In the last two years, I’ve done two comprehensive retrospectives on Mets seasons: The 1999 Project and In the Year 2000. Both have required me to watch and listen to as many old games as I can get my hands on. While it can be uplifting to relive old vicarious glories, there is an odd danger in doing this: Getting old commercial jingles stuck in your head. The primary example is the old Pepsi tune “Joy of Cola.”
This is demonstrative of how quickly an ad campaign can explode, and how quickly it can recede. I would guess that this song has not been heard by anyone other than myself in a good eight years. But if you were alive in the late 1990s/early 2000s, this jingle was completely inescapable. I believe it was engineered in a secret CIA black ops lab where audiologists concoct deadly ear-worms. The song’s refrain–bup bup bup-bup baaaaah–has the perfect blend of unfuriatingly annoying and unshakable.

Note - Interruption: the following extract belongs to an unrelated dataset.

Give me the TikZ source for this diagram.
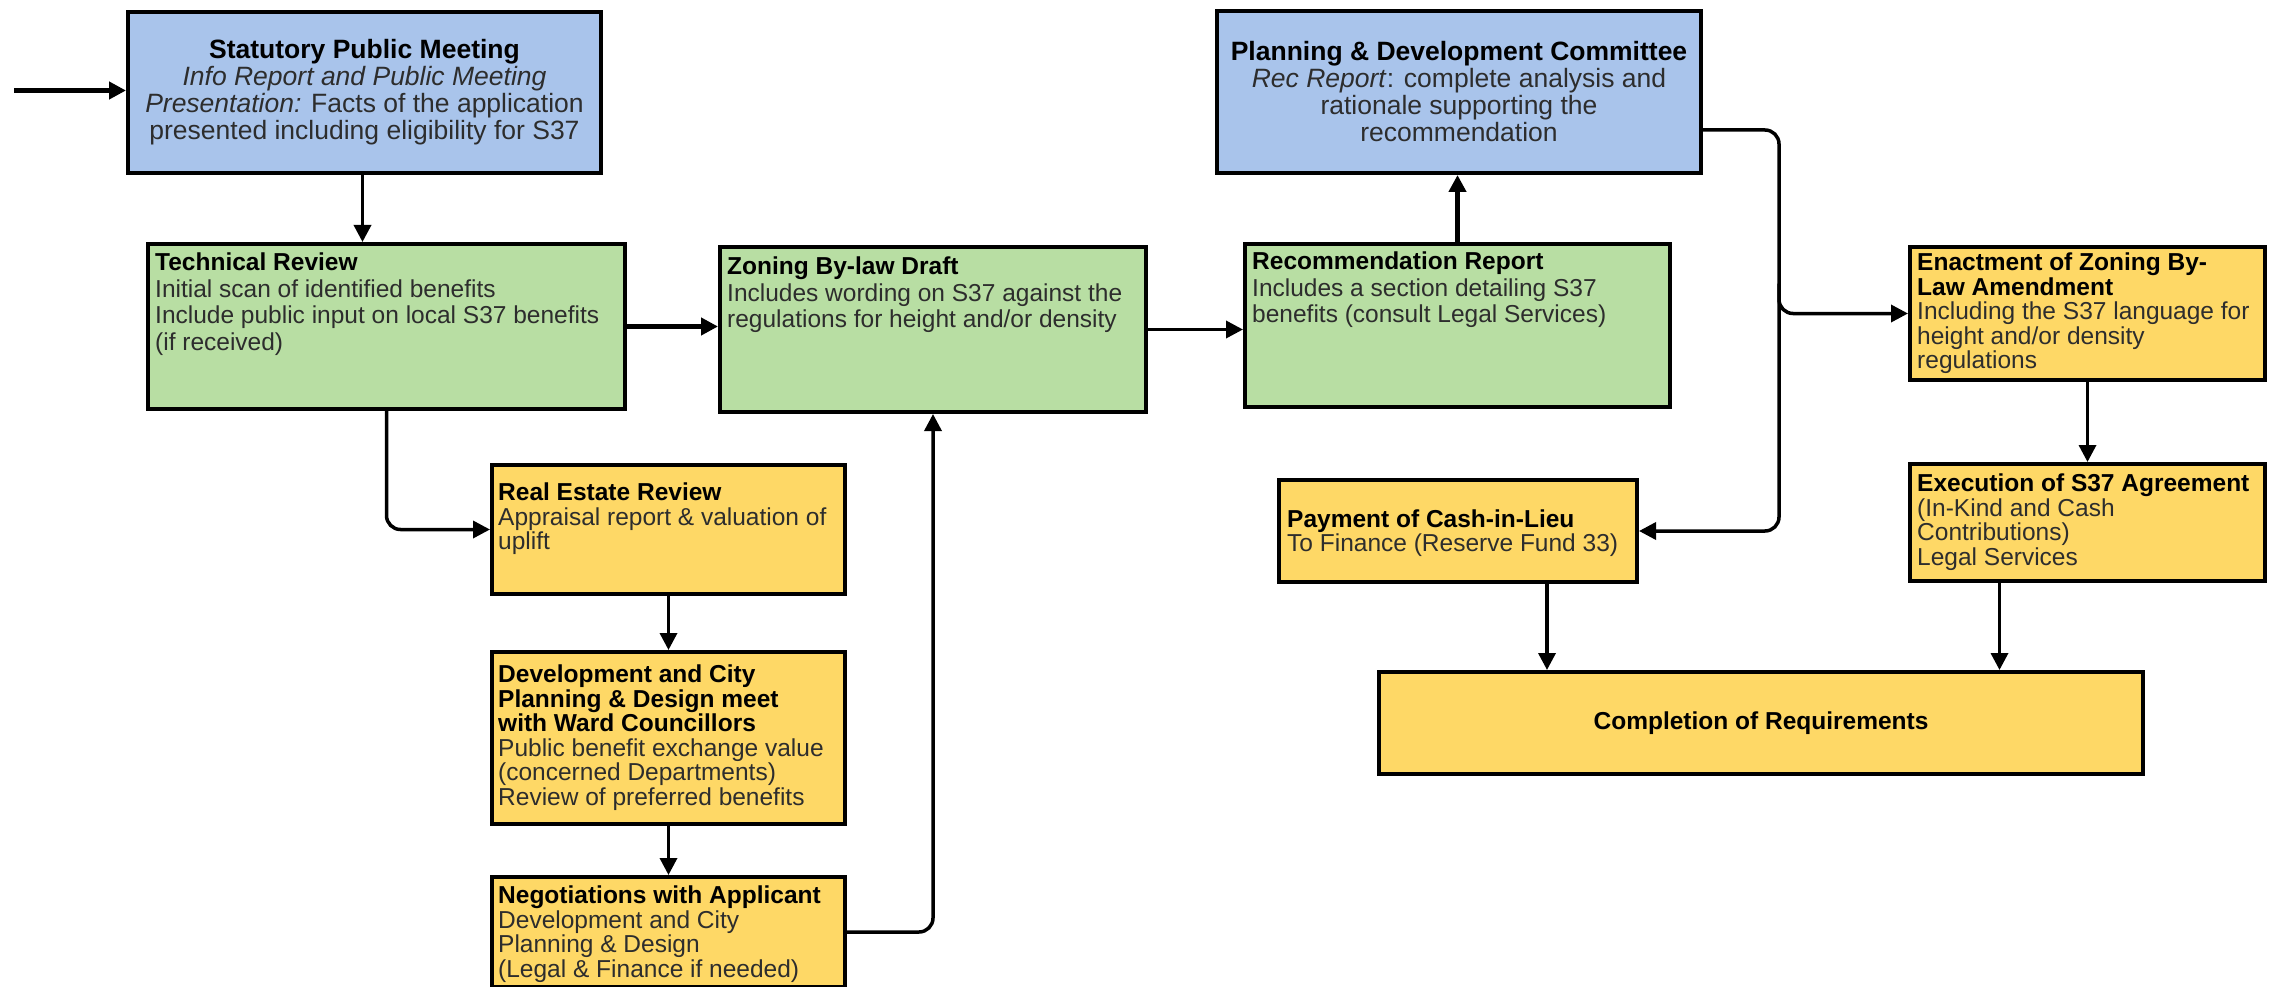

In TV spots, the jingle was accompanied by the adorable moppet Hallie Kate Eisenberg. She would often lip sync the jingle and dialogue recorded by famous folks like Aretha Franklin. Why was this so popular? That’s a very good question!
Like any corporation would, once Pepsi found out a formula for success–catchy song + cute little girl–they ran it into the ground. There was a version with the girl as a DJ, mouthing a monologue from Isaac Hayes. (Not creepy at all!) Another ad showed her in an Italian restaurant talking like Marlon Brando as The Godfather while dozens of unsavory stereotypes were celebrated.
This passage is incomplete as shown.